Scientists at the Albert Einstein College of Medicine discovered that genes associated with aging also protect older people from effects of disease-causing gene variants. “We hypothesized that people living to 100 and beyond must be buffered by genes that interact with disease-causing genes to negate their effects,” says Aviv Bergman, Ph.D., a professor in the departments of pathology and neuroscience at Einstein and senior author of the study.


To test this hypothesis, Dr. Bergman and his colleagues examined individuals enrolled in Einstein’s Longevity Genes Project. The program was initiated in 1998 and includes Ashkenazi Jews. They are descended from a founder group of about 30,000 people. Hence, they are relatively genetically homogenous.


Participating in the study were 305 Ashkenazi Jews more than 95 years old and a control group of 408 unrelated Ashkenazi Jews. Centenarians are so rare in human populations that only one in 10,000 people live to be 100, thus the longevity genes probably wouldn’t turn up in a typical control group, the researchers s explain. Longevity runs in families, so 430 children of centenarians were added to the control arm to increase the number of favorable genes.
All participants were grouped into cohorts representing each decade of life span from the 50’s on up. Using DNA samples, the researchers determined the prevalence of 66 genetic markers present in 36 genes associated with aging in each cohort.


As expected, some disease-related gene variants were as prevalent or even more prevalent in the oldest cohorts of Ashkenazi Jews than in the younger ones.
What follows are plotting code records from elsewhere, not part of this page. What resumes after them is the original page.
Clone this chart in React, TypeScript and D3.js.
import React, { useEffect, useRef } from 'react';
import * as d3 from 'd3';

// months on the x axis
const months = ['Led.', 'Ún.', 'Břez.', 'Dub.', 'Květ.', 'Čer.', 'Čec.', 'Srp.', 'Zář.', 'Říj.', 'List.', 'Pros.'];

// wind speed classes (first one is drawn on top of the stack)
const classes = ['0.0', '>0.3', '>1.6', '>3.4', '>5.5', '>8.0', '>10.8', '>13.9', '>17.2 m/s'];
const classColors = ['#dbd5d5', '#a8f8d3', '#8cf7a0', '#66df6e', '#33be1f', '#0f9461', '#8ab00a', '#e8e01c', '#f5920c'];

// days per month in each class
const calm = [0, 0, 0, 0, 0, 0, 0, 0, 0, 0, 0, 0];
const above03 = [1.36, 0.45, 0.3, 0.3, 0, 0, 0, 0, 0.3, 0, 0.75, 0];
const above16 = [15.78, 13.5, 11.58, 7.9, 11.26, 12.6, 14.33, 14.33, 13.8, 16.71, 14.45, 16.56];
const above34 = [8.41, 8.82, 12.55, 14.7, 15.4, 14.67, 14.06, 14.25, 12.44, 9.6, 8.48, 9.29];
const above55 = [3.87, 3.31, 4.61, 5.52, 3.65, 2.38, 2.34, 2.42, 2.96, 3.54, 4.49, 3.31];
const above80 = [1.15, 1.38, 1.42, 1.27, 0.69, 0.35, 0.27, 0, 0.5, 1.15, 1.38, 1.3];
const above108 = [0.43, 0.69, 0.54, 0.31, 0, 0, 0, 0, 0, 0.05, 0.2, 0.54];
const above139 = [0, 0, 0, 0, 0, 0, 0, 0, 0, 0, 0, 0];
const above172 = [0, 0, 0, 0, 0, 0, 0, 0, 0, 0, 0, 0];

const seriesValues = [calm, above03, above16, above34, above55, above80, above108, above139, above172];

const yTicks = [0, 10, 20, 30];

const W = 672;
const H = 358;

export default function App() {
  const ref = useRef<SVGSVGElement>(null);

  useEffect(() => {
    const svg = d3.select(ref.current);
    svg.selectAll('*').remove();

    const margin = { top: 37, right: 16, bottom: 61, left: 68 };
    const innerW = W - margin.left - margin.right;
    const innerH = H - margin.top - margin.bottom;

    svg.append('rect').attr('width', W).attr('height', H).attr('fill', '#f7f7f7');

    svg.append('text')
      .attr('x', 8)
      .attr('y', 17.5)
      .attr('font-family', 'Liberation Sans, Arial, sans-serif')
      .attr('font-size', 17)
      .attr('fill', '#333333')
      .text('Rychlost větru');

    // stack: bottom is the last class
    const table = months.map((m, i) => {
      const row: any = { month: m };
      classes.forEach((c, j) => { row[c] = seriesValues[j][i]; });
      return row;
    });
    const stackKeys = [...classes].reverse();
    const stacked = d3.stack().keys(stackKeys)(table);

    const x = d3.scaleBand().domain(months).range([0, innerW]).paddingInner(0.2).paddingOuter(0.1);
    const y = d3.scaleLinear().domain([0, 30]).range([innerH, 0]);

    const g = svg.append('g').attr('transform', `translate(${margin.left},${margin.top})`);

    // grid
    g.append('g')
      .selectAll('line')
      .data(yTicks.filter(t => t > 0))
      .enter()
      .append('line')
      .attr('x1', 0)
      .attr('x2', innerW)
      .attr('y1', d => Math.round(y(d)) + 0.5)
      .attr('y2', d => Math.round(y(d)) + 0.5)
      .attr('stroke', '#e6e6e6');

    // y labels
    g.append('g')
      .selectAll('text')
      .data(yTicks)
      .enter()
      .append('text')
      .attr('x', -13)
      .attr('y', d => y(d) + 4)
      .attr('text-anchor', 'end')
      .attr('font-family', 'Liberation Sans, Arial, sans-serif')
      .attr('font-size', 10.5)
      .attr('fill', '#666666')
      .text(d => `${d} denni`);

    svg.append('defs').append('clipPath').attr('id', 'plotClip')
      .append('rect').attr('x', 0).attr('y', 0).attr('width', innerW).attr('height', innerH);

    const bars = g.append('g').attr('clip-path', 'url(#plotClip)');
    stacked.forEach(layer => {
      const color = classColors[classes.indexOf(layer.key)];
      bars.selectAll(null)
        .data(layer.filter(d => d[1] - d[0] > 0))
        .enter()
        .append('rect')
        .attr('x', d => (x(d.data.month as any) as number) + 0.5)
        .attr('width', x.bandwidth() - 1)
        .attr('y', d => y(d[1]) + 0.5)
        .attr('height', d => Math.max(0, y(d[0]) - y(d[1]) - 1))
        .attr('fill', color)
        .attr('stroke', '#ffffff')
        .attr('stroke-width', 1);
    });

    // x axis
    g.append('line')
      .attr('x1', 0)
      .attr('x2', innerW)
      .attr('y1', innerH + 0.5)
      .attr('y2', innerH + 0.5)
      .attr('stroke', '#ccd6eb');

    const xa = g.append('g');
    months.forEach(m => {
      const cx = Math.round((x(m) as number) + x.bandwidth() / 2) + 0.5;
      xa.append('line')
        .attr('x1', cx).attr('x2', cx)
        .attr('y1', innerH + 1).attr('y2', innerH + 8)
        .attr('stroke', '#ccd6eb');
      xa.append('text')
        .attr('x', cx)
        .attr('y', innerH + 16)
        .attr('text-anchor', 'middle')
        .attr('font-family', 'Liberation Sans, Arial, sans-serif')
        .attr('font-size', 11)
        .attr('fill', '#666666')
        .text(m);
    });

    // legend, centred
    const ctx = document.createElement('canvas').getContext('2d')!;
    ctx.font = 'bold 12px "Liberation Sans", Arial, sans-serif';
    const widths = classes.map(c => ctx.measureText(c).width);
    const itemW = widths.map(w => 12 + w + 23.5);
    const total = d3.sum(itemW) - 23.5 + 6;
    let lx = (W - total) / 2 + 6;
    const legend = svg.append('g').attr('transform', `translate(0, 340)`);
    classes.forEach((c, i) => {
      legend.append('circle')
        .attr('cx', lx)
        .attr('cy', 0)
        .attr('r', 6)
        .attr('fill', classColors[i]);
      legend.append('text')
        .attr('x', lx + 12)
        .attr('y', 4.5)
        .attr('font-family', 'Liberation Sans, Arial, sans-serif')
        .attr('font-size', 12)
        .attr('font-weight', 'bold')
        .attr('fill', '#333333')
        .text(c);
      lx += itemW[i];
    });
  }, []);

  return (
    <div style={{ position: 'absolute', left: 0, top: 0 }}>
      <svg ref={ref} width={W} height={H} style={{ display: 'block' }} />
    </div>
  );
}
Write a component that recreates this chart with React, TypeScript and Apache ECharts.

Genes associated with longevity also became more common in each succeeding cohort.


“These results indicate that the frequency of deleterious genotypes may increase among people who live to extremely old ages because their protective genes allow these disease-related genes to accumulate,” says Dr. Bergman.


The Einstein researchers report that they were able to construct a network of gene interactions that contributes to the understanding of longevity. In particular, they found that a favorable variant of the gene CETP acts to buffer the harmful effects of the disease-causing gene Lp(a).


From the 66 genetic markers examined in this study, the Einstein researchers are now going to assay one million genetic markers throughout the human genome. The goal is to find additional genetic networks that are involved in the process of aging.


The study will appear in the August 31 issue of PLoS Computational Biology.